Happy Monday, fellow bloggers.
With the pleasantries out of the way, let me begin my tale of woe.
Mind you, I am usually one of those glass-is-always-half-full kinda gals, so when I do go on a rant, it's either for letting off a little built-up steam or to get a chuckle.
This time it's a little of both.
Yesterday I attended a well-intended fundraiser as a vendor. The vendor booth fee went directly to the fundraiser, which made me feel good. (See how I'm staying positive?) And, yes, I actually sold some items to cover the cost of the vendor fee. (Barely.) And I "may" have made one solid contact with a potential new customer. This is usually the case at every event I have attended in my five years as a Close To My Heart consultant.
But that's not what I'm here to talk about today.
It's the whole vendor/trade show dynamic that's interesting to me. Here we are, all the same women moving from show to show, selling our wares. We've learned each other's names and networked over the years. It's actually very nice. Do we get customers this way? Not usually. We walk around and check out each other's booths, chatting lightly, exchanging business cards, but don't usually buy from one another. We're there to make money, not spend it, right?
Initially I enjoy the excitement of setting up my booth alongside the rest of them. We're all hustling and bustling, unloading our boxes, making our area pretty, commenting on one another's displays. It's fun, I have to say, and every time I set up at one of these I think to myself, "Maybe this will be my best show yet. People will flock to my booth and love everything they see and buy lots of it.... maybe I should have made more items... what if I run out?!"....
Ha-ha. You silly fool.
This particular event drew a fairly big crowd, I have to say. Probably the most I've experienced at any show. Women mostly, which was perfect. I was feeling encouraged by the crowd flow.
But as I sat and watched shoppers stop at my booth, pick up several items, ooh and ahh over everything complimenting my "beautiful work" then place them back down and walk away, I was left to wonder...
Are my prices too high?
Is my artwork not truly as beautiful as they said?
Did I forget to put on deodorant?
I'm telling you, I don't get it. Every single person (minus the four who actually purchased something) picked something up, reacted the same adoring way, set it down, and walked off.
I sat there screaming at them in my head, "WAIT! You said you LOVED it! You said how CUTE it was! How clever it was! What happened?!! Where are you GOING?!!!...."
It's a mystery still.
Do they just not have a use for my items? Who doesn't have a friend or relative that wouldn't love to have a handmade card or mini album made by Annette Green?

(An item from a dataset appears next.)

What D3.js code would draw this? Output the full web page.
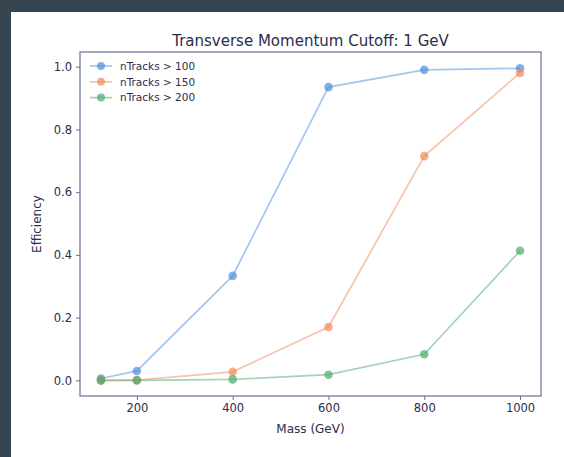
<!DOCTYPE html>
<html><head><meta charset="utf-8">
<script src="https://cdn.jsdelivr.net/npm/d3@7"></script>
<style>
html,body{margin:0;padding:0;background:#36454f;}
svg{display:block;}
</style></head>
<body>
<svg id="c" width="564" height="457"></svg>
<script>
const masses = [125, 200, 400, 600, 800, 1000];
const seriesNames = ["nTracks > 100", "nTracks > 150", "nTracks > 200"];
const eff100 = [0.006, 0.030, 0.333, 0.935, 0.990, 0.995];
const eff150 = [0.000, 0.001, 0.027, 0.170, 0.715, 0.980];
const eff200 = [0.000, 0.000, 0.003, 0.018, 0.083, 0.413];
const xTicks = [200, 400, 600, 800, 1000];
const yTicks = [0.0, 0.2, 0.4, 0.6, 0.8, 1.0];
const colors = ["#4a8fdc", "#f08a5a", "#4aaa6e"];

const svg = d3.select("#c");
svg.append("rect").attr("x",11).attr("y",12).attr("width",553).attr("height",445).attr("fill","#ffffff");

const L=80, R=541, T=52, B=396;
const x = d3.scaleLinear().domain([81.25, 1043.75]).range([L, R]);
const y = d3.scaleLinear().domain([-0.0499, 1.0469]).range([B, T]);
const ink = "#2b2d4a";
const frame = "#6a6e96";
const font = "DejaVu Sans, sans-serif";

const series = [eff100, eff150, eff200];
series.forEach((s, i) => {
  const pts = masses.map((m, j) => [m, s[j]]);
  svg.append("path").datum(pts)
    .attr("fill","none").attr("stroke",colors[i]).attr("stroke-width",1.7).attr("opacity",0.5)
    .attr("d", d3.line().x(d=>x(d[0])).y(d=>y(d[1])));
  svg.append("g").selectAll("circle").data(pts).enter().append("circle")
    .attr("cx",d=>x(d[0])).attr("cy",d=>y(d[1])).attr("r",4.3)
    .attr("fill",colors[i]).attr("opacity",0.7);
});

// frame
svg.append("rect").attr("x",L).attr("y",T).attr("width",R-L).attr("height",B-T)
  .attr("fill","none").attr("stroke",frame).attr("stroke-width",1.2);

const xAxis = svg.append("g").attr("transform",`translate(0,${B})`)
  .call(d3.axisBottom(x).tickValues(xTicks).tickSize(4).tickPadding(4).tickFormat(d3.format("d")));
const yAxis = svg.append("g").attr("transform",`translate(${L},0)`)
  .call(d3.axisLeft(y).tickValues(yTicks).tickSize(4).tickPadding(4).tickFormat(d3.format(".1f")));
[xAxis, yAxis].forEach(a => {
  a.select(".domain").remove();
  a.selectAll(".tick line").attr("stroke",frame);
  a.selectAll(".tick text").attr("fill",ink).style("font-family",font).style("font-size","11.5px");
});

svg.append("text").attr("x",(L+R)/2).attr("y",46).attr("text-anchor","middle")
  .attr("fill",ink).style("font-family",font).style("font-size","15px")
  .text("Transverse Momentum Cutoff: 1 GeV");
svg.append("text").attr("x",(L+R)/2).attr("y",433).attr("text-anchor","middle")
  .attr("fill",ink).style("font-family",font).style("font-size","12px").text("Mass (GeV)");
svg.append("text").attr("transform",`translate(41,${(T+B)/2}) rotate(-90)`).attr("text-anchor","middle")
  .attr("fill",ink).style("font-family",font).style("font-size","12px").text("Efficiency");

// legend
const lg = svg.append("g");
seriesNames.forEach((n, i) => {
  const yy = 66 + i*15.8;
  lg.append("line").attr("x1",90).attr("x2",112).attr("y1",yy).attr("y2",yy)
    .attr("stroke",colors[i]).attr("stroke-width",1.7).attr("opacity",0.5);
  lg.append("circle").attr("cx",101).attr("cy",yy).attr("r",4).attr("fill",colors[i]).attr("opacity",0.7);
  lg.append("text").attr("x",120).attr("y",yy+3.7).attr("fill",ink)
    .style("font-family",font).style("font-size","10.5px").text(n);
});
</script>
</body></html>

Apparently I'm not yet as famous as I might have thought.
There are always a few people who don't give you a single glance as they walk right passed. I don't even mind that. I prefer it actually. They know what they like, and it ain't your stuff. S'all good.
And there's always a few that are bold enough to declare to their friend right in front of you, with a mild form of disgust, that they "don't like crafts." Or "I don't have time for scrapbooking."
Again in my head I'm screaming, "DON'T HAVE TIME?! I've done all the work FOR YOU! For goodness sake, all you have to do is slap a few pictures into my already-made, apparently not-as-beautiful-as-people-are-saying mini album!"
There were a few fleeting moments of glee when I would make a sale, then two more, then another. But over all, not a huge success. It simply boils down to the question of "Do you enjoy doing these shows? Is it worth it?" I'm sure there are a few gung-ho consultants out there who would say YES. Any little bit helps, any contact you make can lead to more. Maybe I'm just getting old? Or just plain tired?
As a designer and artist, I often make the mistake of trying to imagine what people like, then making that. When what I should be doing instead is making what I like. There's got to be at least a handful of lunatics out there that like the same stuff I do.
But I digress...
Definitely feeling discouraged this morning and trying to figure out what the heck to do with all these "cute" things I made, but I keep remembering one great thing from all of this...
I spent the day with one of my favorite people on the planet, my daughter Jamie, who was surprisingly happy to help and to keep me company all day at my booth. We giggled all day together, and that certainly made it a wonderful day after all.